We must change the 'mc-spec' command, however, since it is impossible
to do Gibbs sampling for the component indicators associated with
training cases - since their number is infinite, we can't compute all
the required conditional probabilities.  However, we can instead use a
specialized Metropolis-Hastings update, in which a new component to go
with a training case is proposed with probability determined by the
frequencies with which components are associated with other training
cases.  The proposal is accepted or rejected based on the resulting
change in likelihood.  The process can then be repeated any desired
number of times, to produce an approximation to Gibbs sampling.  With
this change, we can use the following 'mc-spec' command for this model:

    > mc-spec xblog.inf repeat 20 met-indicators 10 gibbs-params gibbs-hypers

This is the same as for the finite mixture model, except that 10
repetitions of the Metropolis-Hastings update for the indicators are
specified using 'met-indicators 10', in place of 'gibbs-indicators'.
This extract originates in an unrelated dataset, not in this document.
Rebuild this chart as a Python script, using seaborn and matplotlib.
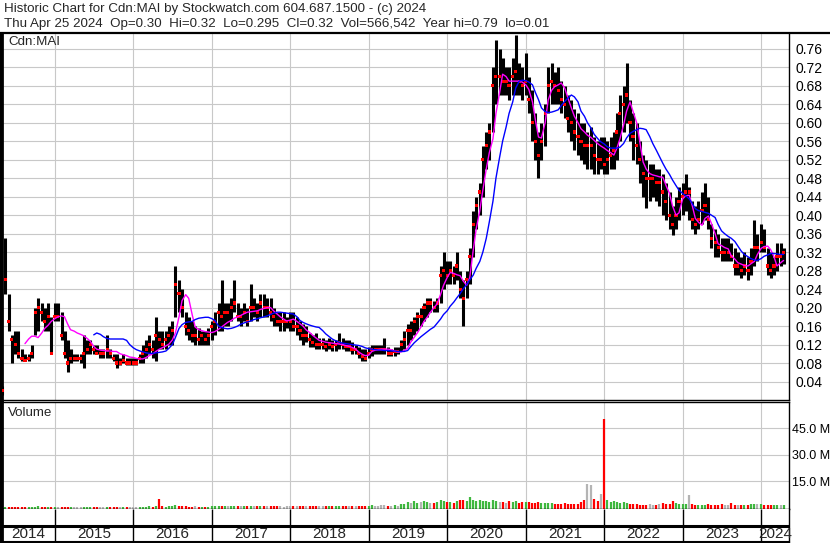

As before, we can now run the simulation with a command such as:

    > mix-mc xblog.inf 100

We can examine the states with 'mix-display'.  For example, once the
'mix-mc' command completes, the state should be something like the
following:

    > mix-display xblog.inf

    MIXTURE MODEL IN FILE "xblog.inf" WITH INDEX 100
    
    HYPERPARAMETERS
    
    Standard deviations for component offsets:
    
        0.370:     2.876    0.821    1.766    3.086    2.065
                   2.173    4.980    1.545    1.297    0.233
    
    Means for component offsets:
    
                  -1.920   -0.036   -2.914   -1.415   -0.403
                  +0.485   -0.998   +1.149   -0.085   +1.097
    
    
    PARAMETERS AND FREQUENCIES FOR COMPONENTS OF THE MIXTURE
    
       1: 0.322   -1.435   +0.889   +1.286   +1.482   +0.942
                  -1.522   -0.981   -0.437   -0.847   +1.161
    
       2: 0.250   +1.802   +0.937   +2.023   -2.592   -0.999
                  +1.967   +1.648   -1.689   -1.428   +0.834
    
       3: 0.224   -1.730   -1.553   -2.590   -1.424   -1.497
                  +2.323   +1.774   +2.095   +2.811   +1.261
    
       4: 0.096   +1.214   -0.703   -1.050   +2.644   +1.141
                  -0.786   -7.497   +0.354   +0.257   +1.109
    
       5: 0.088   +3.275   -1.625   -2.087   +1.559   +2.855
                  -2.353   -5.211   +2.406   +1.126   +0.711
    
       6: 0.006   -1.316   +0.242   -2.282   -0.770   -2.892
                  -0.076   -6.411   +0.558   -1.696   +0.992
    
       7: 0.004   -2.567   +0.123   -5.843   -0.176   -0.657
                  -1.567   -8.938   +1.448   -1.590   +1.458
    
       8: 0.004   -4.741   +0.354   -3.319   +2.514   -0.216
                  -2.402   -2.348   +2.054   -0.146   +1.306
    
       9: 0.004   -3.308   -0.998   -1.107   -2.161   -0.568
                  +2.066   -1.865   +1.931   +0.477   +1.473
    
      10: 0.002   -0.049   -0.706   -6.785   -7.624   -0.853
                  +0.533   -3.103   +2.073   +0.377   +1.293

The output is similar to that seen for the mixture model with four
components, except that ten components are associated with at least
one training case at iteration 100, as shown above.  (The infinite
number of remaining components are not explicitly represented, and are
not displayed by 'mix-display'.)  Many of the then components are
associated with very few training cases, however (as seen from the
fractions of the training set after the component number).  This is to
be expected when the true distribution can be expressed using only
four components.  The number of such low-frequency components will
vary from iteration to iteration, as will other aspects of the state,
in accordance with the variability in the posterior distribution.